If conservatives can deliver, he said, Trump could very well enter the pantheon of the great men of history.
“This might sound like hyperbole, but I think about Donald Trump being modern America’s version of other brave men who’ve been leaders of their nations,” Roberts said. “Abraham Lincoln, who was known as the bravest man of his generation. Because in the 1858 Lincoln-Douglas debates, he was so brave as to stake out a popular position in the North, but very unpopular [elsewhere]. It ultimately, literally cost him his life for stopping the expansion of slavery.”
“Charlemagne, founder of early-modern Western civilization,” Roberts continued, giving another example of a great leader. “You know, I’m an Anglophile. I think often about Alfred the Great, the founder of the modern English state. He was a very sickly man—diminutive, sickly. I say that not to pick on him, but to say you wouldn’t expect him to be this lion-hearted fellow on the battlefield. But he was. You know why?
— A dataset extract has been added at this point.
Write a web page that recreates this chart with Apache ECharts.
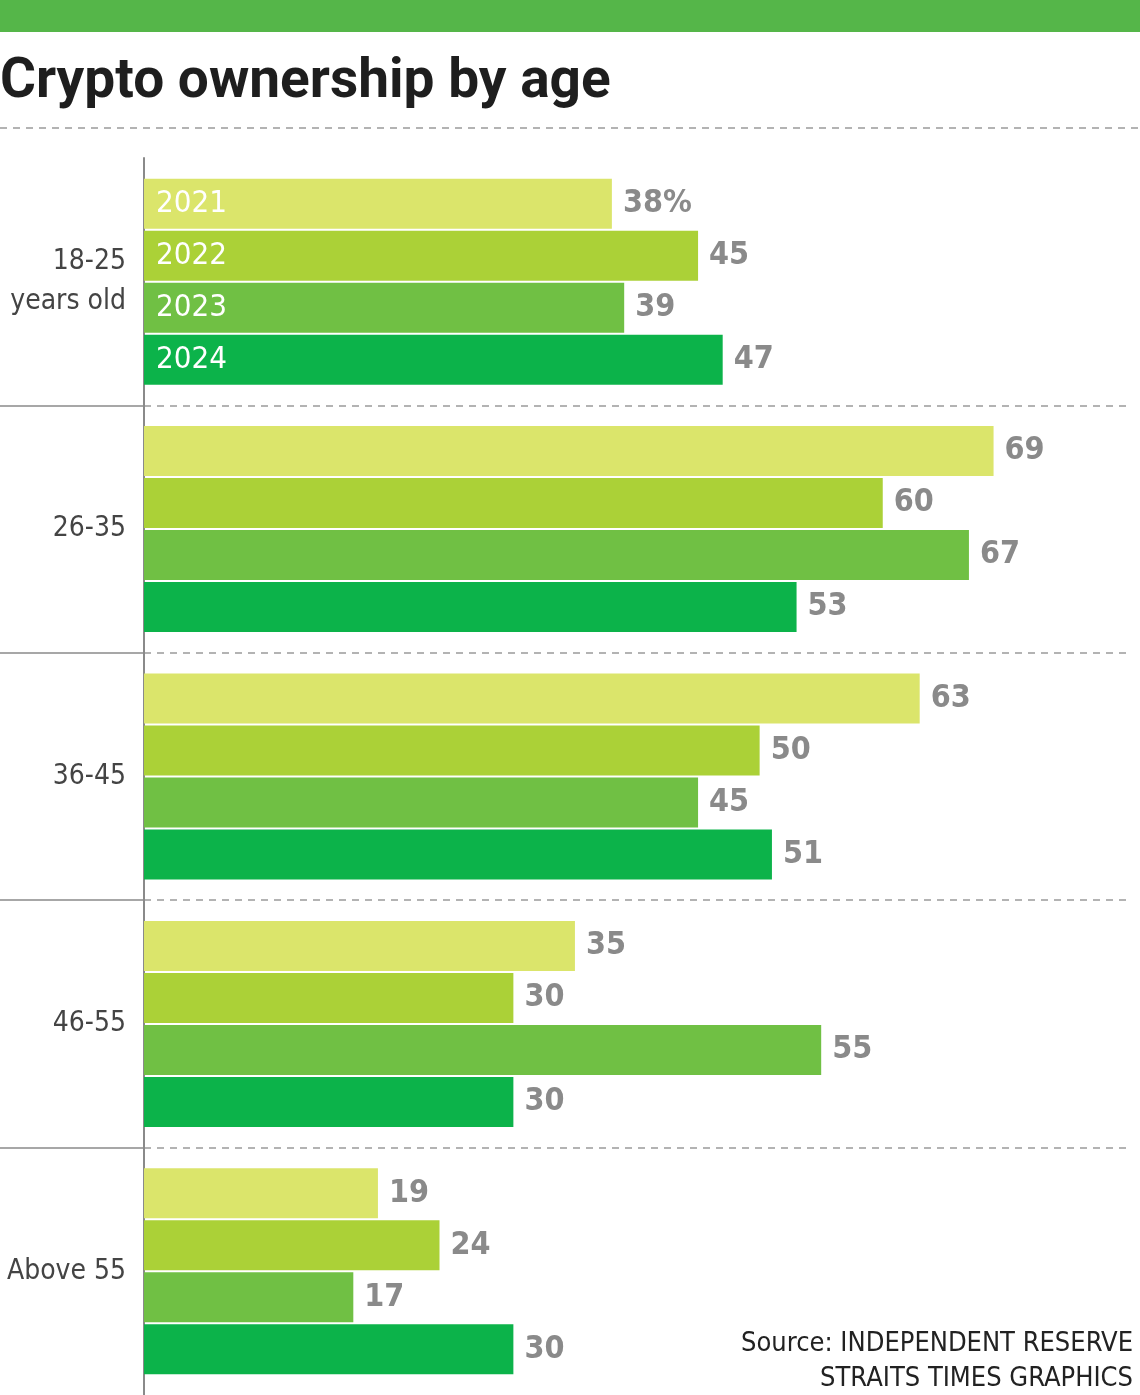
<!DOCTYPE html>
<html><head><meta charset="utf-8">
<script src="https://cdn.jsdelivr.net/npm/echarts@6/dist/echarts.min.js"></script>
<style>html,body{margin:0;padding:0;background:#fff}#c{width:1140px;height:1395px}</style>
</head><body><div id="c"></div>
<script>
const categories = ['18-25\nyears old', '26-35', '36-45', '46-55', 'Above 55'];
const years = ['2021', '2022', '2023', '2024'];
const v2021 = [38, 69, 63, 35, 19];
const v2022 = [45, 60, 50, 30, 24];
const v2023 = [39, 67, 45, 55, 17];
const v2024 = [47, 53, 51, 30, 30];
const colors = ['#dbe56b', '#abd137', '#70c044', '#0cb34a'];
const condensed = '"Liberation Sans Narrow", "DejaVu Sans Condensed", sans-serif';

const seriesVals = [v2021, v2022, v2023, v2024];
const chart = echarts.init(document.getElementById('c'));
const series = seriesVals.map((vals, si) => ({
  type: 'bar', name: years[si], xAxisIndex: 0, yAxisIndex: 0,
  barWidth: 50, barGap: '4%',
  itemStyle: { color: colors[si] },
  label: {
    show: true, position: 'right', distance: 11,
    color: '#8a8a8a', fontFamily: condensed, fontWeight: 'bold', fontSize: 32,
    formatter: p => (si === 0 && p.dataIndex === 0) ? p.value + '%' : String(p.value)
  },
  data: vals
}));
// year labels inside the first group's bars (transparent overlay on an identical hidden axis)
seriesVals.forEach((vals, si) => {
  series.push({
    type: 'bar', xAxisIndex: 2, yAxisIndex: 2, barWidth: 50, barGap: '4%',
    silent: true, z: 3,
    itemStyle: { color: 'transparent' },
    label: { show: true, position: 'insideLeft', distance: 12, color: '#ffffff',
      fontFamily: condensed, fontSize: 31, formatter: () => years[si] },
    data: vals.map((v, i) => i === 0 ? v : null)
  });
});

chart.setOption({
  animation: false,
  graphic: [
    { type: 'rect', left: 0, top: 0, shape: { width: 1140, height: 32 }, style: { fill: '#55b649' } },
    { type: 'text', left: 0, top: 56, style: { text: 'Crypto ownership by age', fontFamily: 'Roboto, sans-serif', fontWeight: 'bold', fontSize: 55, fill: '#1e1e1e' } },
    { type: 'line', shape: { x1: 0, y1: 128, x2: 1140, y2: 128 }, style: { stroke: '#9a9a9a', lineWidth: 1.5, lineDash: [7, 6] } },
    { type: 'text', right: 7, top: 1330, style: { text: 'Source: INDEPENDENT RESERVE', fontFamily: condensed, fontSize: 27, fill: '#222', align: 'right' } },
    { type: 'text', right: 7, top: 1365, style: { text: 'STRAITS TIMES GRAPHICS', fontFamily: condensed, fontSize: 27, fill: '#222', align: 'right' } }
  ],
  grid: [
    { left: 144, right: 11, top: 158, bottom: 0, outerBoundsMode: 'none', containLabel: false },
    { left: 0, width: 143, top: 158, bottom: 0, outerBoundsMode: 'none', containLabel: false },
    { left: 144, right: 11, top: 158, bottom: 0, outerBoundsMode: 'none', containLabel: false }
  ],
  xAxis: [
    { gridIndex: 0, type: 'value', min: 0, max: 80, show: false },
    { gridIndex: 1, type: 'value', min: 0, max: 1, show: false },
    { gridIndex: 2, type: 'value', min: 0, max: 80, show: false }
  ],
  yAxis: [
    { gridIndex: 0, type: 'category', inverse: true, data: categories,
      axisLine: { show: true, lineStyle: { color: '#8a8a8a', width: 2 } },
      axisTick: { show: false },
      axisLabel: { show: true, margin: 18, color: '#444', fontFamily: condensed, fontSize: 28, lineHeight: 40, align: 'right' },
      splitLine: { show: true, showMinLine: false, showMaxLine: false, lineStyle: { color: '#9a9a9a', width: 1.5, type: [7, 6] } }
    },
    { gridIndex: 1, type: 'category', inverse: true, data: categories,
      axisLine: { show: false }, axisTick: { show: false }, axisLabel: { show: false },
      splitLine: { show: true, showMinLine: false, showMaxLine: false, lineStyle: { color: '#8a8a8a', width: 1.5 } }
    },
    { gridIndex: 2, type: 'category', inverse: true, data: categories, show: false }
  ],
  series: series
});
</script></body></html>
Because he loved his nation.”
“Donald Trump is in that vein,” Roberts said. “What’s interesting is, to tie all of this up, is that when you have those brave men emerge as leaders of nations, the reason the nation says, ‘Yes, we want you to be our leader’ is because they tap into that metanarrative.”
As for Project 2025, Roberts can’t thank the Harris campaign enough.
“We should have anticipated that the Left would have just lost their ever-loving minds as a result [of Project 2025], but ultimately their efforts failed,” Heritage’s president said. “They wasted a bunch of money. And what they did succeed in doing is to double the number of people who are in the [project’s] personnel database from 10,000 to 20,000.”
“And what’s great about that is this personnel database isn’t just about the Trump-Vance administration, or for that matter, federal government,” Harris said. “It’s also for state and local government. So I’m grateful that a good portion of the billion dollars that Kamala Harris raised actually helped us expand the reach of the project, because it’s actually going to allow us to expand the number of states and places where these great people are going to be involved.”
“So they inspired a lot of Americans to rise up, and I just can’t—I can’t thank them enough.”